A lobster that made it to New York (Photo: New Amsterdam Market/Flickr)

August is about the time for the lobster lovers of East Coast to start craving a good, buttery lobster roll. But, despite what Instagram might indicate, not every single person in the country’s most lobster-loving regions, stretching from the mid-Atlantic, up into New England, is actually vacationing in Maine.

It’s up to far-flung purveyors to keep the rest of us full of lobster: A popular spot can go through hundreds of lobster rolls a day, which requires a constant supply. The U.S. is also the largest live lobster market in the world and about 85 percent of America’s lobster haul comes from Maine.  Last year, according to the state’s Department of Marine Resources, lobster fisherman brought in more than 120 million pounds of lobster.

Yet more Maine lobsters than ever are heading all the way to Asia—earlier this year, the Portland Press Herald reported that China was the top destination for Maine lobsters outside of North America. Hundreds of thousands of pounds leave each week for points far afield.

How, exactly, does that much lobster get from Maine, to anywhere else?

There are, of course, middlemen. Most lobster fisherman don’t sell directly to restaurants or consumers so dealers serve as middlemen, to individuals, restaurants, retail shops or processing plants. On the smaller end, dealers might ship personal orders of lobsters to individual customers. Someone throwing a party might place an order for as many as 50.

To ship live lobsters, dealers usually just pack the lobsters into a styrofoam box with gel packets to keep them cool. They do, sometimes, try to make the lobsters comfortable—one seller packs a little seaweed in, when it’s available. If there’re just a couple of lobster making the journey, they might spend the trip just chilling at the bottom of the box; a larger load of lobsters might get packed upright, to minimize the chances of damage en route.

On the more industrial end of the spectrum, a large distributor can go through tens of thousands of lobsters a day.
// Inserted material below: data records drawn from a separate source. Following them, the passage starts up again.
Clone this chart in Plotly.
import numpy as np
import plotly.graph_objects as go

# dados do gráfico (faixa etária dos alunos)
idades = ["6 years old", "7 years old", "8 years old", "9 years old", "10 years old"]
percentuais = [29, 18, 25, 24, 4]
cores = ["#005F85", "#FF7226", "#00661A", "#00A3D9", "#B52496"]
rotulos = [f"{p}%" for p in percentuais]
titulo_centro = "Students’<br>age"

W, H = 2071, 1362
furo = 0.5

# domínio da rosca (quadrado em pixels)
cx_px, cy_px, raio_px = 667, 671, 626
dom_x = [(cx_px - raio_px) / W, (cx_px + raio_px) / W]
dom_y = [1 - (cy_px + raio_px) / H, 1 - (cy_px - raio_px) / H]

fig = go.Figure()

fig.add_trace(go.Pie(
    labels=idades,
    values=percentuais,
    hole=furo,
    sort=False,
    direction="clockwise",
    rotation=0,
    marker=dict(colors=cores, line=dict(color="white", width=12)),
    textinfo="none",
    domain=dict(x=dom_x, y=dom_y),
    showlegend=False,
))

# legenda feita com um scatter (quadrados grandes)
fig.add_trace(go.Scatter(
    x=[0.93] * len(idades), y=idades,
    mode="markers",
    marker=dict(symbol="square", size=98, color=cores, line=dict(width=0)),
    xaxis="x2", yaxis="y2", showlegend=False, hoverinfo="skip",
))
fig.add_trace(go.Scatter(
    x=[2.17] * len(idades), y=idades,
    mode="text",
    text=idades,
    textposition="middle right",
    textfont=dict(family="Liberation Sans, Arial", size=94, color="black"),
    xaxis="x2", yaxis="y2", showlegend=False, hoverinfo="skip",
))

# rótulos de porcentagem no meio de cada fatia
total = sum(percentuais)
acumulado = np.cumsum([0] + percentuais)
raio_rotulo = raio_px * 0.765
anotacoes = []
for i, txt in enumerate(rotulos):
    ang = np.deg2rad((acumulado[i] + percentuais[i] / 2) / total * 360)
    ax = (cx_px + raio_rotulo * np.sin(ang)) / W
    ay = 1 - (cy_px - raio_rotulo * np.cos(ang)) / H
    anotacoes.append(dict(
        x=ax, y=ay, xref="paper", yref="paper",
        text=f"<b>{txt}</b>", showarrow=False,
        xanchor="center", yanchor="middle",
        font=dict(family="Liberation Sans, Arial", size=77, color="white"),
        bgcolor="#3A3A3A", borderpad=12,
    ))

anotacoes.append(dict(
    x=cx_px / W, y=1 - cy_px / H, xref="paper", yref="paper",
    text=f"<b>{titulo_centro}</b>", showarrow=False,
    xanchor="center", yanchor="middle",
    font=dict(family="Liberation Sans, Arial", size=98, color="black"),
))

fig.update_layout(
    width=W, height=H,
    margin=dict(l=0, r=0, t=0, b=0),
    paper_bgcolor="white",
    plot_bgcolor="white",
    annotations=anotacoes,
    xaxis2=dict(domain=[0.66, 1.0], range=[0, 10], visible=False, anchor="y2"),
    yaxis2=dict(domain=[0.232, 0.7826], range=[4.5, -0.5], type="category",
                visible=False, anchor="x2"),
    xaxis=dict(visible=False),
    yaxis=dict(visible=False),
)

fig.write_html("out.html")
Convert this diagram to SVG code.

At Inland Lobster, a division of one of the country’s largest fresh seafood distributors, lobsters are held in a large tank that can contain about 60,000 lobsters, according to Scout Wuerthner, a sales manager at the company.

Every day, about 20,000 pounds of live lobsters are shipped out to about 20 places, from Korea and China to Texas, Florida, and Georgia. If the lobster are traveling on an airplane, they’re packed in styrofoam boxes. If they’re traveling by refrigerated truck, they’ll be packed into simple wax corrugated boxes. The four to five thousand pounds of lobsters per day that Inland sends to distributors in New York, for instance, move by truck.

Some lobsters, though, end their lives in Maine, where they’re usually processed into fresh meat, of the sort that might fill a roll, or into frozen portions. Processors might cook the lobster, and pick the meat from the knuckles and claws. Some sell cooked tails as well; others freeze the tails raw. One processor, Shucks, manages to extract the meat from the shell without cooking it, by using pressurized water

At Inland, they ship out lobster meat in 12 pound boxes, each containing the claws and knuckles of about 150 lobsters. (Those same lobsters will have produced 30 pounds worth of tails for the company.) All in all, says Wuerthner, the company handles about 9 million pounds of lobster a year. 

A lobster roll outside its native habitat (Photo: Alexis Lamster/Flickr)

Buying from a big distributor isn’t the only option for restaurants that serve a large amount of lobster, though. Luke’s Lobster, a New York-based chain of lobster roll spots with 17 locations in New York, Philadelphia, D.C., Chicago, and Boston, has a “sister seafood company” which serves as its primary supplier. (The company sells fresh and frozen knuckle and claw meat, raw frozen tails, bodies, and roe, as well as frozen, ready-to-eat mince meat, as well as crab meat and claws.)

Another New York company, Homarus, promises local restaurants it can deliver lobster from Maine within 24 hours of the crustaceans having left the ocean. The company owns one truck that makes regular runs directly from New York to Maine, and receives lobsters from other trucks, as well, at its warehouse in Queens. In the morning, six vans go out to the city, to make delivers. A consistent, large restaurant order might be 200 to 400 pounds of lobster—a restaurant might order 100 pounds for Monday through Thursday, and 350 pounds for a weekend, says Brian McGovern, the co-founder of the company.

“Even in New York City, it’s been mind-blowing to me that some chefs have no idea that lobster is still a hunted product,” and not farm-raised, like shrimp, he says. “A lot of them really don’t understand what goes into getting that lobster to them.”